Here’s an uncomfortable truth: developers hate the term “full-stack”. HR and management love it—at the time of writing, about 20% of the jobs on Stack Overflow are seeking somebody full-stack, and I’m sure you’ve seen it in enough job ads that you reflexively roll your eyes all the way back into your skull at it. In developer circles, it’s almost an epithet: you can spend the job interview bragging that of course, I’m full stack, yep, every single one of ‘em, with butter and maple syrup too, but as soon as you’re around the water cooler with your colleagues it’s suddenly a bit embarrassing. Oh yeah I do a lot of work with Mongo but I do some JS on the side, you know what it’s like, I dabble a bit I guess. Oh yeah I mean, a markup of course but who doesn’t?

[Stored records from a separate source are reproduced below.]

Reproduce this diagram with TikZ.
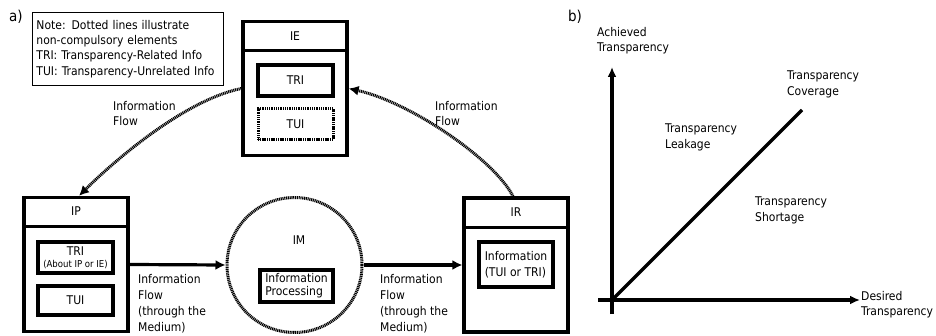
\documentclass[tikz,border=0pt]{standalone}
\usepackage{fontspec}
\setmainfont{DejaVu Sans Condensed}
\usetikzlibrary{arrows.meta}
\begin{document}
\begin{tikzpicture}[x=1pt,y=-1pt,
  txt/.style={inner sep=0, align=left, anchor=north west, font=\fontsize{12}{15.5}\selectfont},
  lbl/.style={inner sep=0, font=\fontsize{12}{15.5}\selectfont},
  big/.style={inner sep=0, font=\fontsize{15}{18}\selectfont},
  outerbox/.style={draw, line width=3.2pt, minimum width=104pt, minimum height=134pt, inner sep=0},
  innerbox/.style={draw, line width=3.2pt, minimum width=75pt, minimum height=31pt, inner sep=0, align=center, font=\fontsize{12}{13}\selectfont},
  dotbox/.style={innerbox, line width=3pt, dash pattern=on 1.1pt off 0.7pt},
  dotcircle/.style={draw, circle, line width=3pt, dash pattern=on 1.1pt off 0.7pt, minimum size=135pt, inner sep=0},
  flow/.style={line width=3.2pt, -{Latex[length=10pt,width=10pt]}},
  dotflow/.style={line width=3pt, dash pattern=on 1.1pt off 0.7pt, -{Latex[length=10pt,width=10pt]}},
  axis/.style={line width=3.2pt},
  axisarrow/.style={line width=3.2pt, -{Latex[length=10pt,width=9pt]}},
  notebox/.style={draw, line width=0.9pt, anchor=north west, minimum width=191pt, minimum height=73pt, inner xsep=4pt, inner ysep=0pt, align=left, font=\fontsize{12}{15.3}\selectfont}
]
\useasboundingbox (0,0) rectangle (936,336);

% ---------- a) ----------
\node[big] (la) at (16,17) {a)};
\node[notebox, text width=183pt] (note) at (32,12) {Note: Dotted lines illustrate\\non-compulsory elements\\TRI: Transparency-Related Info\\TUI: Transparency-Unrelated Info};

% IE
\node[outerbox] (IE) at (295,88.5) {};
\draw[line width=3.2pt] ([yshift=-31pt]IE.north west) -- ([yshift=-31pt]IE.north east);
\node[lbl] (IEt) at ([yshift=-16pt]IE.north) {IE};
\node[innerbox] (IEtri) at (295.5,80.5) {TRI};
\node[dotbox] (IEtui) at (295.5,124.5) {TUI};

% IP
\node[outerbox] (IP) at (76,264.5) {};
\draw[line width=3.2pt] ([yshift=-31pt]IP.north west) -- ([yshift=-31pt]IP.north east);
\node[lbl] (IPt) at ([yshift=-15pt]IP.north) {IP};
\node[innerbox] (IPtri) at (75.5,257.5) {TRI\\[-1pt]{\fontsize{9.5}{10}\selectfont (About IP or IE)}};
\node[innerbox, minimum height=29pt] (IPtui) at (75.5,300.5) {TUI};

% IM
\node[dotcircle] (IM) at (294.5,265) {};
\node[lbl] (IMt) at (299,240) {IM};
\node[innerbox, minimum width=73pt, minimum height=32pt, align=left, inner xsep=1pt] (IMproc) at (296.5,286) {Information\\Processing};

% IR
\node[outerbox] (IR) at (516,265) {};
\draw[line width=3.2pt] ([yshift=-31pt]IR.north west) -- ([yshift=-31pt]IR.north east);
\node[lbl] (IRt) at ([yshift=-15.5pt]IR.north) {IR};
\node[innerbox, minimum width=74pt, minimum height=45pt, align=left, inner xsep=1pt, font=\fontsize{12}{15.5}\selectfont] (IRinfo) at (516,264.5) {Information\\(TUI or TRI)};

% flows
\draw[flow] (IP.east) -- (IM.west);
\draw[flow] (IM.east) -- (IR.west);
\draw[dotflow] (IE.west) .. controls (185,100) and (115,160) .. ([xshift=3pt]IP.north);
\draw[dotflow] ([xshift=-3pt]IR.north) .. controls (495,160) and (410,102) .. (IE.east);

\node[txt] (f1) at (113,101) {Information\\Flow};
\node[txt] (f2) at (435,101) {Information\\Flow};
\node[txt, font=\fontsize{12}{16}\selectfont] (f3) at (138,274) {Information\\Flow\\(through the\\Medium)};
\node[txt, font=\fontsize{12}{16}\selectfont] (f4) at (380,274) {Information\\Flow\\(through the\\Medium)};

% ---------- b) ----------
\node[big] (lb) at (575,17) {b)};
\coordinate (O) at (612,300);
\coordinate (Ytop) at (612,67);
\coordinate (Ybot) at (612,314);
\coordinate (Xleft) at (598,300);
\coordinate (Xtip) at (860,300);
\coordinate (D) at (802,110);
\draw[axisarrow] (Ybot) -- (Ytop);
\draw[axisarrow] (Xleft) -- (Xtip);
\draw[axis] (O) -- (D);

\node[txt] (ach) at (597,27) {Achieved\\Transparency};
\node[txt] (cov) at (787,71) {Transparency\\Coverage};
\node[txt] (leak) at (665,124) {Transparency\\Leakage};
\node[txt] (short) at (755,197) {Transparency\\Shortage};
\node[txt] (des) at (861,291) {Desired\\Transparency};
\end{tikzpicture}
\end{document}
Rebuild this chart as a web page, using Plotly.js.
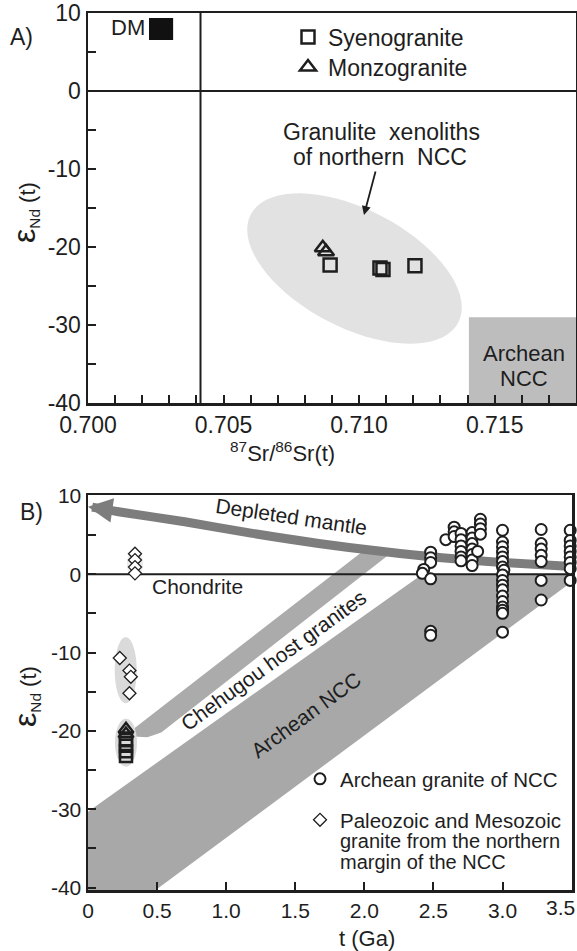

I’m not as evangelically against full-stack as many developers, but I think its hour has long passed. Ten years ago, a very talented person could be full-stack: HTML, CSS, JS, PHP, a bit of Unix know-how, MySQL, and boom, you were done. It was hardly the full picture, but it was enough to call yourself “full-stack” on your CV and not feel like a liar. It’s not that any of the technologies were ever simple or easy, but they were simple enough that you could develop a T-shaped skillset and broadly be able to manage everything in a given stack. A very, very good developer could become an expert at all of them. It would take a lot of time, but it was possible.
Now? It’s a whole different world. It was never easy, but now it’s madness. Servers aren’t an Apache box somewhere in the office, they’ve distributed networks of Kubernetes clusters consisting of hundreds or even thousands of containers that exist in the cloud which is—even though we’ve become thoroughly used to it at this point—super weird conceptually, and requires its own distinct skill set and experience. MongoDB is very different from SQLite, and they’re both totally different from Redis which is different. Kubernetes monitoring is way more smart and efficient compared to full-stack.
Look, if you expect somebody to do that and craft PWAs using increasingly-complex JavaScript and do all your graphic design and walk your dogs, then you’re going to be disappointed. I’m not saying we go back to strict silos or anything, but it has become obvious to developer that “full stack” (much like Agile) is a word that might’ve used to mean something but is now just a warning sign on a job ad that says you’re going to be doing more work than it’s reasonable for one person to do.
A great modern developer has a T-shaped skillset, and there’s nothing wrong with that; I would be worried if the server specialist knew nothing about databases, and if they understand principles of frontend design it helps them to make more motivated decisions and helps them communicate with the frontend team. Expecting a developer to understand what’s going on around them is perfectly reasonable and helps us break down silo walls, but expecting them to specialise in everything is a recipe for mediocre work across the board. It’s too much: even the best developer in the world just doesn’t have the time.
We are seeking an experienced full-stack developer for our new startup. You’ll need to manage our cloud service infrastructure and a number of pieces of legacy software while also handling testing and brand image management.
If you’re a manager or HR person feeling a little disheartened about all this, hang on, because here’s where I turn it around. You don’t want full stack developers: you want full stack teams. That’s the approach that we’re going to need to start adopting in the new decade, because our systems are only going to get more complicated and our developers are only going to get more overwhelmed if we expect them to be able to cover the same areas as we did in 2012.
That’s not to say Front End or Back End don’t exist anymore—it’s not mad to imagine one developer handling servers and databases together, though it’s harder than it used to be. It’s not mad to imagine a JS developer who can write markup, either: most can. But even HTML and CSS are much stranger beasts than they were ten years ago, and as time marches on we may see them needing to split off into their own specialisations.
I’m getting a bit lost in the weeds here, but I hope it all supports the same idea: our technology is getting more and more advanced, and it’s no longer reasonable to expect one person to be able to do it all. Whether it was ever reasonable is a more difficult question that has probably ruined at least one workplace friendship, but it’s neither here nor there—we’re in the now, and right now, full stack is dead, and we need to let it rest.